**GIVEN DATA:**
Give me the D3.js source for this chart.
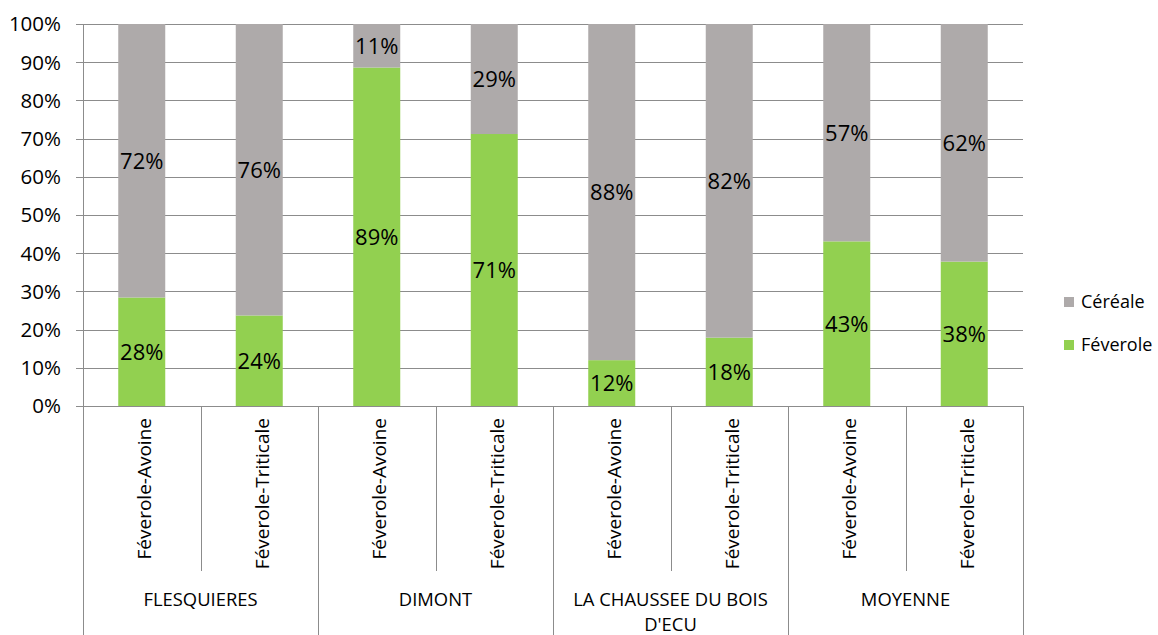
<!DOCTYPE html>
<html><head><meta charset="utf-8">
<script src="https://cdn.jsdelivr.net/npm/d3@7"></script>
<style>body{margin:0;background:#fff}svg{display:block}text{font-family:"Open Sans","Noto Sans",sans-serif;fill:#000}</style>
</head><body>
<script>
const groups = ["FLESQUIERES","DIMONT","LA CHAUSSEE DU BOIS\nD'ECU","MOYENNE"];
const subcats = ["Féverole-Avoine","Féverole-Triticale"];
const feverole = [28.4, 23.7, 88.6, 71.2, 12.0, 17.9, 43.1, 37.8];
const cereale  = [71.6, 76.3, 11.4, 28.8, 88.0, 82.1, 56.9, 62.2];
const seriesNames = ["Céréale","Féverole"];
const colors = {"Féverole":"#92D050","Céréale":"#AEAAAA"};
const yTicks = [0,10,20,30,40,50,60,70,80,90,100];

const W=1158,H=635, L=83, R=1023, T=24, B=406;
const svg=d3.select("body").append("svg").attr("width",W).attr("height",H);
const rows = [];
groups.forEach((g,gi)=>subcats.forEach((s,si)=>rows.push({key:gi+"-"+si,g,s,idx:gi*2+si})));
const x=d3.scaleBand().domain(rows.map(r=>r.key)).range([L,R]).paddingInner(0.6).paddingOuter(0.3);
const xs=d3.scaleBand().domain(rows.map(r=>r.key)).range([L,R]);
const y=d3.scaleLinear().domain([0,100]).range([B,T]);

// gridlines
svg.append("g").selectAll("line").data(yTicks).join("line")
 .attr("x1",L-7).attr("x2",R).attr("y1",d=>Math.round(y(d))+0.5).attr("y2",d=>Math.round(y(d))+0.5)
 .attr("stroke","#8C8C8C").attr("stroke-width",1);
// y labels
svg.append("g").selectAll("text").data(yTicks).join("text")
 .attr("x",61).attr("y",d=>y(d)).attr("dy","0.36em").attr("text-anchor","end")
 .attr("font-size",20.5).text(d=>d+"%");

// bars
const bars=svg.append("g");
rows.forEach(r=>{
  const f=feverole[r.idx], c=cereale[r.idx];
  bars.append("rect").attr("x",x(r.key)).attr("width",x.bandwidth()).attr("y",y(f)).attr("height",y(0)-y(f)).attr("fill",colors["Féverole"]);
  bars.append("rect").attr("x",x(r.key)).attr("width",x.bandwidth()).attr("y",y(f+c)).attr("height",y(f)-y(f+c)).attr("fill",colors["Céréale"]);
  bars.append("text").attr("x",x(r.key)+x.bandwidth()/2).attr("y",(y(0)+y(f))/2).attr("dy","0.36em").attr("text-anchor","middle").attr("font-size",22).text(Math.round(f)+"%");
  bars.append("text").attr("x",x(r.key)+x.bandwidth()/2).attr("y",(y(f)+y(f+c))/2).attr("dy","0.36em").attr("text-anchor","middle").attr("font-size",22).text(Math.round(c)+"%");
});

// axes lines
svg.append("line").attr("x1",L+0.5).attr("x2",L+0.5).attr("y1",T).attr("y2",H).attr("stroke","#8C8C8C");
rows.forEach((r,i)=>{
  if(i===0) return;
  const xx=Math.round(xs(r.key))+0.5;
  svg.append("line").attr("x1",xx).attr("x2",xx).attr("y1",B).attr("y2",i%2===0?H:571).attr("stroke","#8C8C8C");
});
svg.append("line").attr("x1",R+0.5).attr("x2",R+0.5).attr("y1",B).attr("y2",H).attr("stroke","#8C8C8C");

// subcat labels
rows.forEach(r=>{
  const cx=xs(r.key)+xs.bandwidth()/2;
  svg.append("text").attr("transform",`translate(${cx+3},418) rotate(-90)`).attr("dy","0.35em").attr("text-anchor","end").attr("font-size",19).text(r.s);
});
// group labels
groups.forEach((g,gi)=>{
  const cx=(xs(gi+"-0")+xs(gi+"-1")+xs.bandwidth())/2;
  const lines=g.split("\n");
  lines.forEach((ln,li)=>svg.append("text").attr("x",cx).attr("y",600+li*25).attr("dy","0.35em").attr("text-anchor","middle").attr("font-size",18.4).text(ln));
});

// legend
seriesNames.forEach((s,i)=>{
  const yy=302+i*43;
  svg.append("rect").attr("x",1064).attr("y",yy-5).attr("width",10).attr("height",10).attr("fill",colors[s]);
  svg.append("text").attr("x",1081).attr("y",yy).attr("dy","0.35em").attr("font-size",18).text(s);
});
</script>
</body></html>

**REQUIRED TASK:**
Keep the pictures out of the copy and write out the data exactly as it stands.

**SOLUTION FOR THIS PROBLEM:**
Give me the D3.js source for this chart.
<!DOCTYPE html>
<html><head><meta charset="utf-8">
<script src="https://cdn.jsdelivr.net/npm/d3@7"></script>
<style>body{margin:0;background:#fff}svg{display:block}text{font-family:"Open Sans","Noto Sans",sans-serif;fill:#000}</style>
</head><body>
<script>
const groups = ["FLESQUIERES","DIMONT","LA CHAUSSEE DU BOIS\nD'ECU","MOYENNE"];
const subcats = ["Féverole-Avoine","Féverole-Triticale"];
const feverole = [28.4, 23.7, 88.6, 71.2, 12.0, 17.9, 43.1, 37.8];
const cereale  = [71.6, 76.3, 11.4, 28.8, 88.0, 82.1, 56.9, 62.2];
const seriesNames = ["Céréale","Féverole"];
const colors = {"Féverole":"#92D050","Céréale":"#AEAAAA"};
const yTicks = [0,10,20,30,40,50,60,70,80,90,100];

const W=1158,H=635, L=83, R=1023, T=24, B=406;
const svg=d3.select("body").append("svg").attr("width",W).attr("height",H);
const rows = [];
groups.forEach((g,gi)=>subcats.forEach((s,si)=>rows.push({key:gi+"-"+si,g,s,idx:gi*2+si})));
const x=d3.scaleBand().domain(rows.map(r=>r.key)).range([L,R]).paddingInner(0.6).paddingOuter(0.3);
const xs=d3.scaleBand().domain(rows.map(r=>r.key)).range([L,R]);
const y=d3.scaleLinear().domain([0,100]).range([B,T]);

// gridlines
svg.append("g").selectAll("line").data(yTicks).join("line")
 .attr("x1",L-7).attr("x2",R).attr("y1",d=>Math.round(y(d))+0.5).attr("y2",d=>Math.round(y(d))+0.5)
 .attr("stroke","#8C8C8C").attr("stroke-width",1);
// y labels
svg.append("g").selectAll("text").data(yTicks).join("text")
 .attr("x",61).attr("y",d=>y(d)).attr("dy","0.36em").attr("text-anchor","end")
 .attr("font-size",20.5).text(d=>d+"%");

// bars
const bars=svg.append("g");
rows.forEach(r=>{
  const f=feverole[r.idx], c=cereale[r.idx];
  bars.append("rect").attr("x",x(r.key)).attr("width",x.bandwidth()).attr("y",y(f)).attr("height",y(0)-y(f)).attr("fill",colors["Féverole"]);
  bars.append("rect").attr("x",x(r.key)).attr("width",x.bandwidth()).attr("y",y(f+c)).attr("height",y(f)-y(f+c)).attr("fill",colors["Céréale"]);
  bars.append("text").attr("x",x(r.key)+x.bandwidth()/2).attr("y",(y(0)+y(f))/2).attr("dy","0.36em").attr("text-anchor","middle").attr("font-size",22).text(Math.round(f)+"%");
  bars.append("text").attr("x",x(r.key)+x.bandwidth()/2).attr("y",(y(f)+y(f+c))/2).attr("dy","0.36em").attr("text-anchor","middle").attr("font-size",22).text(Math.round(c)+"%");
});

// axes lines
svg.append("line").attr("x1",L+0.5).attr("x2",L+0.5).attr("y1",T).attr("y2",H).attr("stroke","#8C8C8C");
rows.forEach((r,i)=>{
  if(i===0) return;
  const xx=Math.round(xs(r.key))+0.5;
  svg.append("line").attr("x1",xx).attr("x2",xx).attr("y1",B).attr("y2",i%2===0?H:571).attr("stroke","#8C8C8C");
});
svg.append("line").attr("x1",R+0.5).attr("x2",R+0.5).attr("y1",B).attr("y2",H).attr("stroke","#8C8C8C");

// subcat labels
rows.forEach(r=>{
  const cx=xs(r.key)+xs.bandwidth()/2;
  svg.append("text").attr("transform",`translate(${cx+3},418) rotate(-90)`).attr("dy","0.35em").attr("text-anchor","end").attr("font-size",19).text(r.s);
});
// group labels
groups.forEach((g,gi)=>{
  const cx=(xs(gi+"-0")+xs(gi+"-1")+xs.bandwidth())/2;
  const lines=g.split("\n");
  lines.forEach((ln,li)=>svg.append("text").attr("x",cx).attr("y",600+li*25).attr("dy","0.35em").attr("text-anchor","middle").attr("font-size",18.4).text(ln));
});

// legend
seriesNames.forEach((s,i)=>{
  const yy=302+i*43;
  svg.append("rect").attr("x",1064).attr("y",yy-5).attr("width",10).attr("height",10).attr("fill",colors[s]);
  svg.append("text").attr("x",1081).attr("y",yy).attr("dy","0.35em").attr("font-size",18).text(s);
});
</script>
</body></html>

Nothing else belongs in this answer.